2. Random Alternation Optimization (RAO) Stage:
   • In this stage, the alternation between reduced- and full-resolution training occurs with a specific probability. This strategy acts as a regularization tool, balancing strong supervision from reduced-resolution data and weaker supervision from full-resolution images, ensuring robust learning and avoiding overfitting.

     Figure 2: Pansharpening paradigms: (a) full-resolution training, (b) reduced-resolution training, (c) serial stage-wise training, (d) TRA-PAN with warm-up and random alternating training.

Implementation Details

The methodology employs various techniques to achieve efficient training and high-quality pansharpening:

• A Multi-Layer Perceptron (MLP) network is used during the DAM procedure to predict spatial degradations.
• The augmented LRMS and PAN images facilitate robust training by mitigating overfitting risks.
• Noise-robust optimization is integral during the RAO stage, with dynamic training strategies ensuring effective cross-resolution learning.

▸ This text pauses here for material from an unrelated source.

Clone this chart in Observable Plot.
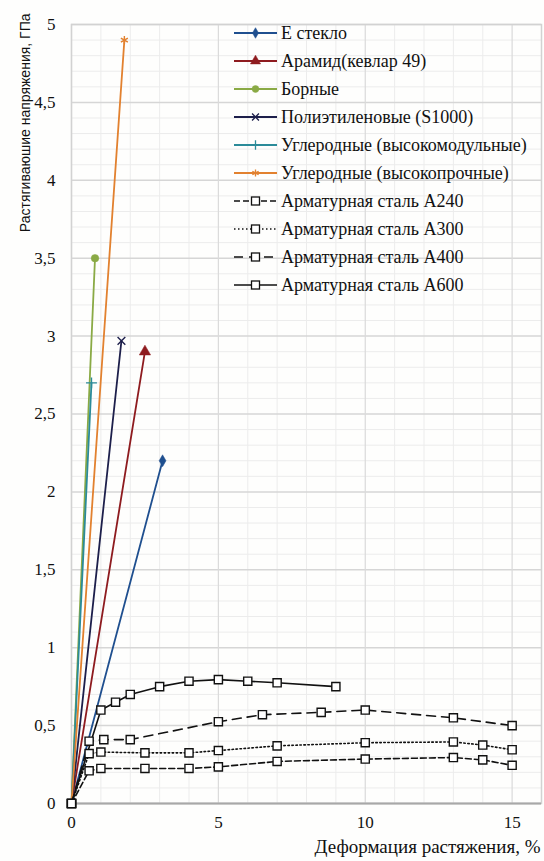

  Figure 3: Flowchart of the TRA-PAN framework. The entire training process is illustrated by the progress bar at the top. First, the DAM procedure in the pre-training stage is initiated, and its network peremeters $\theta_D$ proceeds to the RAO stage. After the DAM procedure is completed, the process moves to the warm-up procedure, which exclusively utilizes the full-resolution branch. Finally, the process enters the RAO stage, where random alternating training takes place. Note that the whole procedure only has one pair of LRMS and PAN images as input, then it could yield promising outcomes, especially for full-resolution data.

Results and Discussion

The TRA-PAN framework demonstrates superior performance over state-of-the-art methods across multiple datasets, including WorldView-3 (WV3), QuickBird (QB), and GaoFen-2 (GF2). The method achieved improvements in HQNR (a composite metric of spectral and spatial fidelity) over existing methods, highlighting its efficacy.

Experiments indicate that the framework's success hinges on:

• The effectiveness of the warm-up procedure, which accelerates network convergence.
• The balance between reduced- and full-resolution training, effectively handled by the random alternation strategy.

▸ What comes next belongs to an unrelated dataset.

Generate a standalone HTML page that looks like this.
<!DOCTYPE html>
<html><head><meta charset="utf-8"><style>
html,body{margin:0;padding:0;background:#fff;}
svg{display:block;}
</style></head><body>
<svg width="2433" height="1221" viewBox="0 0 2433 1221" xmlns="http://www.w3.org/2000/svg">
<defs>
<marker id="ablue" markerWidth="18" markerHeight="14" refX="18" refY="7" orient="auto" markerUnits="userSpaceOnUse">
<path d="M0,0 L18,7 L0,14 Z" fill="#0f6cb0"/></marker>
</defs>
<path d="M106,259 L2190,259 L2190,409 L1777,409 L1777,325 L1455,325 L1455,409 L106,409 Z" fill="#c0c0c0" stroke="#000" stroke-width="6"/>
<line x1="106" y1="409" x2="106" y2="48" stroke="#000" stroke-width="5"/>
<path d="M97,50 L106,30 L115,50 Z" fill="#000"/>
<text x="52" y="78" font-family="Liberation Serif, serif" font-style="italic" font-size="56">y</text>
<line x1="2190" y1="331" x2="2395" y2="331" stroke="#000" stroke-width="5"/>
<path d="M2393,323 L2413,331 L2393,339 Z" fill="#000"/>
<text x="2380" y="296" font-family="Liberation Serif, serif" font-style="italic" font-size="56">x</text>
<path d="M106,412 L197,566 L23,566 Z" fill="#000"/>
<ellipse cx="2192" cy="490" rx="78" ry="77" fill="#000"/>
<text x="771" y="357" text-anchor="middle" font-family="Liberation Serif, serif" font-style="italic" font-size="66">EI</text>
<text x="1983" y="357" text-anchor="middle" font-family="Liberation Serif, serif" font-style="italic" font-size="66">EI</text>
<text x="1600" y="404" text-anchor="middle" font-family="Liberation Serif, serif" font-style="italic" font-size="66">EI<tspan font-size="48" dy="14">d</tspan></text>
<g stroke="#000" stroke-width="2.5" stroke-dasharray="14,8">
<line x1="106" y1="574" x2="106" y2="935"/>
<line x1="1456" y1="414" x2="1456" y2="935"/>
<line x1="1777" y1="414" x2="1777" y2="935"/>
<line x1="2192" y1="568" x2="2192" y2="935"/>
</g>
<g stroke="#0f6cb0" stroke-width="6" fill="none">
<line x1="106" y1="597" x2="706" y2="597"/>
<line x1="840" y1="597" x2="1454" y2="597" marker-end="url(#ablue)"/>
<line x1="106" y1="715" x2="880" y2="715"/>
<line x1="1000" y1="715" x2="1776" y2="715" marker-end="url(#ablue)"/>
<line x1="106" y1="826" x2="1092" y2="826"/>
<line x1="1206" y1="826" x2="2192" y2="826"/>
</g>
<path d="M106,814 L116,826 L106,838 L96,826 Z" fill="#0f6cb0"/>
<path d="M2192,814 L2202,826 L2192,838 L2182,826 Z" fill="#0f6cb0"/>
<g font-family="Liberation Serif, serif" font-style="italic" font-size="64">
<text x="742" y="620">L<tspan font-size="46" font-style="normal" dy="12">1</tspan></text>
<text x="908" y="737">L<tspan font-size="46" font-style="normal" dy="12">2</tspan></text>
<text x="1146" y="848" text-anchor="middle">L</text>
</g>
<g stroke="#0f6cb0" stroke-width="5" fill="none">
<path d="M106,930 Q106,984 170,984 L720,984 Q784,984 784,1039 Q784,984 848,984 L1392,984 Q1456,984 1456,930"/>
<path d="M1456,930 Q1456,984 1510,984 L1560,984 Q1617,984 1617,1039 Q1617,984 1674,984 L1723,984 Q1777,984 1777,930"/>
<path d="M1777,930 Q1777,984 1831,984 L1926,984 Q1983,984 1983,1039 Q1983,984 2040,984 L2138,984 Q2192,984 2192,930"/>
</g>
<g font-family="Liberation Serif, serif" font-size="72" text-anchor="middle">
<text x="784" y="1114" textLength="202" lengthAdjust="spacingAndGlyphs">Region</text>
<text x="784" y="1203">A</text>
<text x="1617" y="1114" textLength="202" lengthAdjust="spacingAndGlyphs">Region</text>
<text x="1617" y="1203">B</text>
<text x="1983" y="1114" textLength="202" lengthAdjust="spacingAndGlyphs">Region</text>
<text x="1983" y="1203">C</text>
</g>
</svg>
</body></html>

These components collectively enable the generation of high-quality HRMS images from minimal training data, showcasing the framework's practical applicability in real-world, data-scarce scenarios.

Figure 4: The HQNR maps (Top) and visual results (bottom) of all compared approaches on the WV3 full-resolution dataset.

Figure 5: Effect of warm-up epochs on HQNR during full-resolution training.

Figure 6: Warm-up epochs vs. the loss of fusion network during reduced-resolution training.

Conclusion

TRA-PAN offers a viable solution to pansharpening by effectively integrating various training strategies, ensuring robustness in environments with limited data availability. This framework outperforms existing methods in practical applications by enhancing the spectral and spatial coherence of the fusion model. While the methodology slightly increases training time due to alternate resolution training, the gains in model performance and adaptability in zero-shot settings are significant. The approach sets the stage for further exploration into flexible training schemes that can adapt to varying data availability and resolution conditions, potentially leading to advancements in zero-shot and unsupervised learning paradigms in remote sensing and beyond.